Records contained in a dataset:

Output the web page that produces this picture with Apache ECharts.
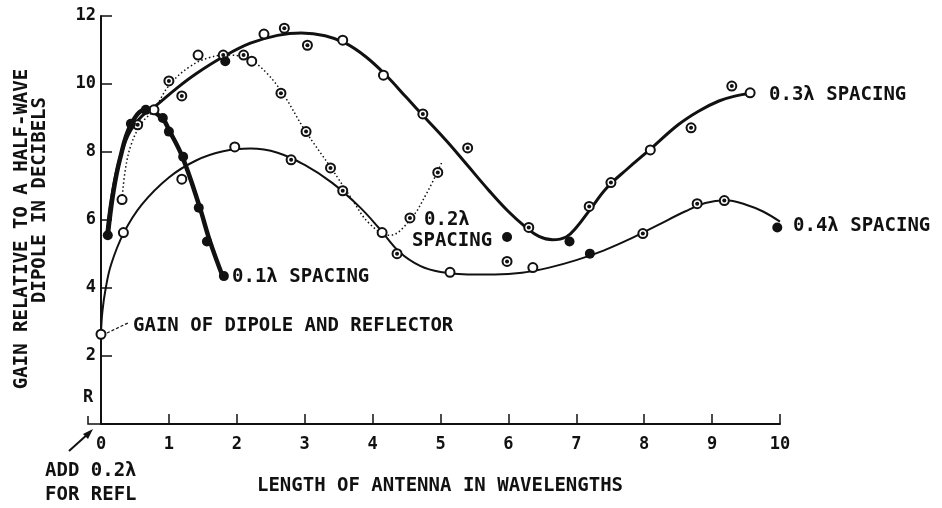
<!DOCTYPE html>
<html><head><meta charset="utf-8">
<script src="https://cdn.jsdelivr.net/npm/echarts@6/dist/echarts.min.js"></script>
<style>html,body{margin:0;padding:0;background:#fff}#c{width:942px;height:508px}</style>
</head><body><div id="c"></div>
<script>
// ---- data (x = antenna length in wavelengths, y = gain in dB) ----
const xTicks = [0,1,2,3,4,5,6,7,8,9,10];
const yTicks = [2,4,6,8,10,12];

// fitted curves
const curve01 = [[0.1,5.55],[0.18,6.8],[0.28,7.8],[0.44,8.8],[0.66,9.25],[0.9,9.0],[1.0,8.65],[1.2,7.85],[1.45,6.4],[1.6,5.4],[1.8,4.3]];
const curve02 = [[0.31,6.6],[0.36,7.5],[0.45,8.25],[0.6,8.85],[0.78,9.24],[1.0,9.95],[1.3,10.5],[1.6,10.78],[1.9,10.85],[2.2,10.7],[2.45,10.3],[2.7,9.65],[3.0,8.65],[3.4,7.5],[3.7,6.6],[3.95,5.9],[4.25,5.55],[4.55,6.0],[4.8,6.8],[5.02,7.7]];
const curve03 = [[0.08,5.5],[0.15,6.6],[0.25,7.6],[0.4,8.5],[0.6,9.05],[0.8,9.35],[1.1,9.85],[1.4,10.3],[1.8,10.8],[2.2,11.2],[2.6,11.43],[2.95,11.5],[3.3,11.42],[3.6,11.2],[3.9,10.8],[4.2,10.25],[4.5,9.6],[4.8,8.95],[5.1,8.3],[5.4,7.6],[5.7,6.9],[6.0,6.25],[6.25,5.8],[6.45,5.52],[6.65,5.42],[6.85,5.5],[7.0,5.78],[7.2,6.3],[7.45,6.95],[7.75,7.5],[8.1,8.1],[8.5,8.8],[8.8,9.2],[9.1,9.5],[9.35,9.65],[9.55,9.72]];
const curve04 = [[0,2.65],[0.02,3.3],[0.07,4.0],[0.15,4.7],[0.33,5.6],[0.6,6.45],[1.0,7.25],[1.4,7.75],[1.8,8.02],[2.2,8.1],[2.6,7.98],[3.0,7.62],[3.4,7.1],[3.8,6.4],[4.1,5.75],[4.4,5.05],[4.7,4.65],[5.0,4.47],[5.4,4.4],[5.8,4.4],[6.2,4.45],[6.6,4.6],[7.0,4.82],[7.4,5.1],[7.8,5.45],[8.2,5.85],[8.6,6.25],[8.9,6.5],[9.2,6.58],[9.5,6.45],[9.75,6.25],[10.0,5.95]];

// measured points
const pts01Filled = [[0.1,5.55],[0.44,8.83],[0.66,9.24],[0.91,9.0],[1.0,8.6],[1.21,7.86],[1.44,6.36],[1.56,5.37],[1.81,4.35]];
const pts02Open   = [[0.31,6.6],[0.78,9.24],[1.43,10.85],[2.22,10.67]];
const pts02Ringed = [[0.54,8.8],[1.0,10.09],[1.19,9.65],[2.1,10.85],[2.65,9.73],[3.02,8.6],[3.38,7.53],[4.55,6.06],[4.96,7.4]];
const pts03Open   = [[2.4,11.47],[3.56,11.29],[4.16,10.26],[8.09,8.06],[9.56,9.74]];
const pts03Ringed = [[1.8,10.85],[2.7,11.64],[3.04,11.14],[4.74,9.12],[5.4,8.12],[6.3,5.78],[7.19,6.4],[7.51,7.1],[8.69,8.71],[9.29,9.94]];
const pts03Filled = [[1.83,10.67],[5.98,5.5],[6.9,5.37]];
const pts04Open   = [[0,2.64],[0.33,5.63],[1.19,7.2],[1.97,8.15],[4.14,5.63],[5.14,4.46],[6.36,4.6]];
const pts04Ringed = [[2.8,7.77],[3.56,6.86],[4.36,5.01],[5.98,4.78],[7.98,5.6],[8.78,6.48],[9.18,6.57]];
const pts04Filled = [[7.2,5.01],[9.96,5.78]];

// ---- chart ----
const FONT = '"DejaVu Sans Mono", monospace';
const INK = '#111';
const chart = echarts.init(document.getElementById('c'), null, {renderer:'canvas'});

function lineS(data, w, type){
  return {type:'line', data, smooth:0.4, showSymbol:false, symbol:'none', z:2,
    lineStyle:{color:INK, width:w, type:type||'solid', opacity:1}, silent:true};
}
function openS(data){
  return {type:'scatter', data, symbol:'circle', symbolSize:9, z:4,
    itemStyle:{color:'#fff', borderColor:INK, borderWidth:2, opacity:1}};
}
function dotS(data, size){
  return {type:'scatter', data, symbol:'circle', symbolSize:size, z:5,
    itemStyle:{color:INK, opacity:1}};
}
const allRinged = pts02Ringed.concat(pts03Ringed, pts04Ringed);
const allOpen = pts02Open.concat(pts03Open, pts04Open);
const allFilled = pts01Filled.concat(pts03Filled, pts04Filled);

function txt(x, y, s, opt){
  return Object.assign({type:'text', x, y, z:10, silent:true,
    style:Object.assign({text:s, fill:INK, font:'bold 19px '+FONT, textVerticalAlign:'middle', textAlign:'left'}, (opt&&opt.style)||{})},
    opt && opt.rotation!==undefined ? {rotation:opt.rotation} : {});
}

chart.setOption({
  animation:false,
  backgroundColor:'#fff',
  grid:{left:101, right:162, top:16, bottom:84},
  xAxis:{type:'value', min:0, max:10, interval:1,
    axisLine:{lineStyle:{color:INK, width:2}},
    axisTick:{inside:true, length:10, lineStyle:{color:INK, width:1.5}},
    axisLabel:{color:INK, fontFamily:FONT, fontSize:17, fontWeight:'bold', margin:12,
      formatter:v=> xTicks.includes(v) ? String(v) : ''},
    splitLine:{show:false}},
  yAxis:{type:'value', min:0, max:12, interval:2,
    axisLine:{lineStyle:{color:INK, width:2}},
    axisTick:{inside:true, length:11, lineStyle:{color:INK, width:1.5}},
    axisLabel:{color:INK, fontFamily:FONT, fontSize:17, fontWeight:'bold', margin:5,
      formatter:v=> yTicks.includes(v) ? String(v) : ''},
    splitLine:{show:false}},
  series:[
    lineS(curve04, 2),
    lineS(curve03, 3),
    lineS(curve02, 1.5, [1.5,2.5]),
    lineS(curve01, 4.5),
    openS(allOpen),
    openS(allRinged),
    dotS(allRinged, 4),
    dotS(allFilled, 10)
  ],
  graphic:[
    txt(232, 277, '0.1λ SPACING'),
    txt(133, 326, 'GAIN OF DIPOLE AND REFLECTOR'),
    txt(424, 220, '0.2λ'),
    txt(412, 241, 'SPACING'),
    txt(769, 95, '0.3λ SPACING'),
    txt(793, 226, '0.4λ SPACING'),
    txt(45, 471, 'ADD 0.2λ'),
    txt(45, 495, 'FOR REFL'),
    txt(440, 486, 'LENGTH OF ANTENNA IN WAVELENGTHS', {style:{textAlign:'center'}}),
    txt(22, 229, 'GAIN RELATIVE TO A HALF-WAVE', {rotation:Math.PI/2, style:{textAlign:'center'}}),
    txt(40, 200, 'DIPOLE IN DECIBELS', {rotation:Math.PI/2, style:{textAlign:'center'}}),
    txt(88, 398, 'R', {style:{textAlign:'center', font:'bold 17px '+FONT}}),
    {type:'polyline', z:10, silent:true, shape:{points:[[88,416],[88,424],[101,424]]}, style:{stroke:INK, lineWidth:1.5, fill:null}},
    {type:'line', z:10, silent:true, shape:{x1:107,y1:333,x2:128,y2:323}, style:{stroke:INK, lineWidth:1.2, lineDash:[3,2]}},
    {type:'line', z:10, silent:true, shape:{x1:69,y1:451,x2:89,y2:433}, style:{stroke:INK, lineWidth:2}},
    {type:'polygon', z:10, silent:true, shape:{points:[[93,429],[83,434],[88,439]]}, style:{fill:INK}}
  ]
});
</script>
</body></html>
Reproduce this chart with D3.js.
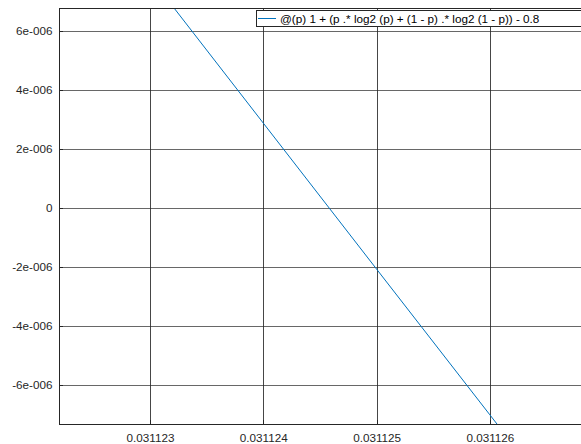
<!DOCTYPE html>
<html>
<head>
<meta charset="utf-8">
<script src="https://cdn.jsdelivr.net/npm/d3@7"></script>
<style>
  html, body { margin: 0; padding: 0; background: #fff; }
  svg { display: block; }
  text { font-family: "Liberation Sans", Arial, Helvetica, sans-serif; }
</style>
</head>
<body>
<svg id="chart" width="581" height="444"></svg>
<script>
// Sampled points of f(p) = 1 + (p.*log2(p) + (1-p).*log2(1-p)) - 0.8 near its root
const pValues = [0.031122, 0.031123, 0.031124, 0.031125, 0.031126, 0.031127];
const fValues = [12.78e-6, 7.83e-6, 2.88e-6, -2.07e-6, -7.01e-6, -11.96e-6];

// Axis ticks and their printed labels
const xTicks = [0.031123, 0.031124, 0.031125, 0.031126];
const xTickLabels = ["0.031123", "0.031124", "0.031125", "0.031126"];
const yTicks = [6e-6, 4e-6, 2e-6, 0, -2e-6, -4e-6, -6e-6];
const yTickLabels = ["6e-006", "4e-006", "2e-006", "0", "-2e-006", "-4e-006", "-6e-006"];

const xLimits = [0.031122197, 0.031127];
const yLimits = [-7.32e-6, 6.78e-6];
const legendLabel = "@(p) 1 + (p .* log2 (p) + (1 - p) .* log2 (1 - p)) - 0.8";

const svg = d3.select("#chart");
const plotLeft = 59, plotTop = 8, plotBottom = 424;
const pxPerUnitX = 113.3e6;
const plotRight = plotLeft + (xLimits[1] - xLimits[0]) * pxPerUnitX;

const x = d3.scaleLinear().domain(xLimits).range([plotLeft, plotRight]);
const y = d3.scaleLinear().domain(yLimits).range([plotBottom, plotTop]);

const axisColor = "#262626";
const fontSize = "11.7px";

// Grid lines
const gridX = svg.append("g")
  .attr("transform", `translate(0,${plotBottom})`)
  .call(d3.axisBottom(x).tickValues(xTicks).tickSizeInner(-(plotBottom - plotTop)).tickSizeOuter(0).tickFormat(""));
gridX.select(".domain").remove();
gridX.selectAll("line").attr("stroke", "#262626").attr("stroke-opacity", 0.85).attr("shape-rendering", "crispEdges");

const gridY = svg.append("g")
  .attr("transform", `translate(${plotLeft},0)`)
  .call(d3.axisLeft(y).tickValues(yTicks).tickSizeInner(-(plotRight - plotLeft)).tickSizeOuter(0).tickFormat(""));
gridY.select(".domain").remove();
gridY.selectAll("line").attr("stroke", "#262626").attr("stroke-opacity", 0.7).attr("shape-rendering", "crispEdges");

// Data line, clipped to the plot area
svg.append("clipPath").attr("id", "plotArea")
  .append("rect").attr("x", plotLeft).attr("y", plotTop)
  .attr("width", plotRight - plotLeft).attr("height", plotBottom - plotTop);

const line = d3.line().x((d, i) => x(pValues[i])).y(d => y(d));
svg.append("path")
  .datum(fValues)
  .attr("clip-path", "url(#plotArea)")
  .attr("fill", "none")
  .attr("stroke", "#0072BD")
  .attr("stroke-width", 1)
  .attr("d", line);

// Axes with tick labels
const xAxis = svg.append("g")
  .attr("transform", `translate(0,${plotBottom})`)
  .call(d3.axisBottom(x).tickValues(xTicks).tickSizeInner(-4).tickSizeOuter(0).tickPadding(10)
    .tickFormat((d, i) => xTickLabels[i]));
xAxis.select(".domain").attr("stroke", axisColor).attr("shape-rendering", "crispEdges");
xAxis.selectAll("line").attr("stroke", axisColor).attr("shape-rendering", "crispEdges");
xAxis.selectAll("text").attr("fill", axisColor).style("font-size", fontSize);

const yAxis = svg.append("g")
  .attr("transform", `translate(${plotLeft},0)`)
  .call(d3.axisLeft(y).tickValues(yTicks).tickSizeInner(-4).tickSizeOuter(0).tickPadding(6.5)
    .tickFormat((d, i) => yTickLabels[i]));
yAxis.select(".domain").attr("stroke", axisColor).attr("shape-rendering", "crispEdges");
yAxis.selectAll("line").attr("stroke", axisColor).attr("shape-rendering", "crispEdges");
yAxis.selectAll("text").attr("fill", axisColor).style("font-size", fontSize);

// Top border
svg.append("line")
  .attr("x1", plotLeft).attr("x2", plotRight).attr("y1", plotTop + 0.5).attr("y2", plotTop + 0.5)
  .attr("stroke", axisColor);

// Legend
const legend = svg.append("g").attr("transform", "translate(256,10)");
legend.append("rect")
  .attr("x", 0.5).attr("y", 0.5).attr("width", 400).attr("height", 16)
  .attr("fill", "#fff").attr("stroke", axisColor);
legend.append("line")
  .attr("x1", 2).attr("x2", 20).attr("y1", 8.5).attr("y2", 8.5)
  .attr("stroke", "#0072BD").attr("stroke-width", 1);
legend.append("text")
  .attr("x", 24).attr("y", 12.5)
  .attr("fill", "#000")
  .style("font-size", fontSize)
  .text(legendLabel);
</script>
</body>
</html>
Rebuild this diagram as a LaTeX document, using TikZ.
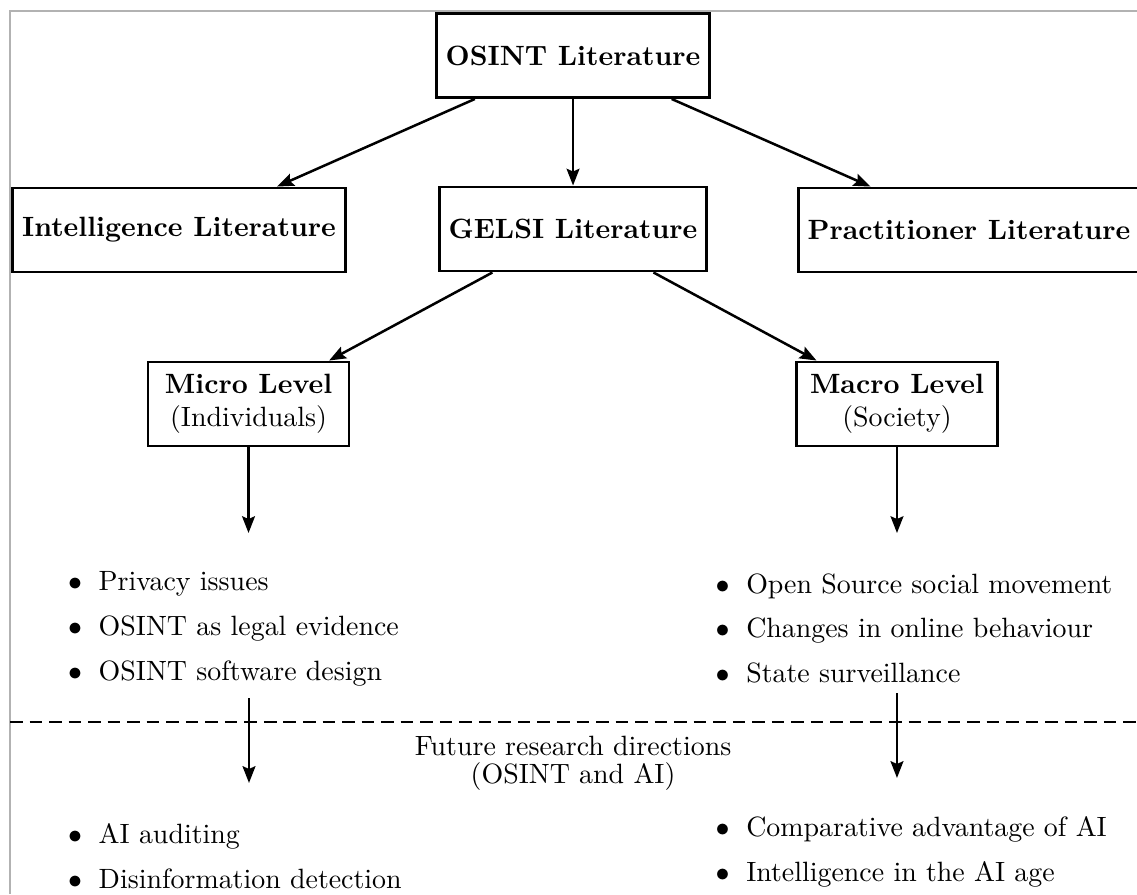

WRITTEN PROBLEM —
Of the lines in the material, how many hold the word "document"? Reply with the number only.

EXERCISE ANSWER —
2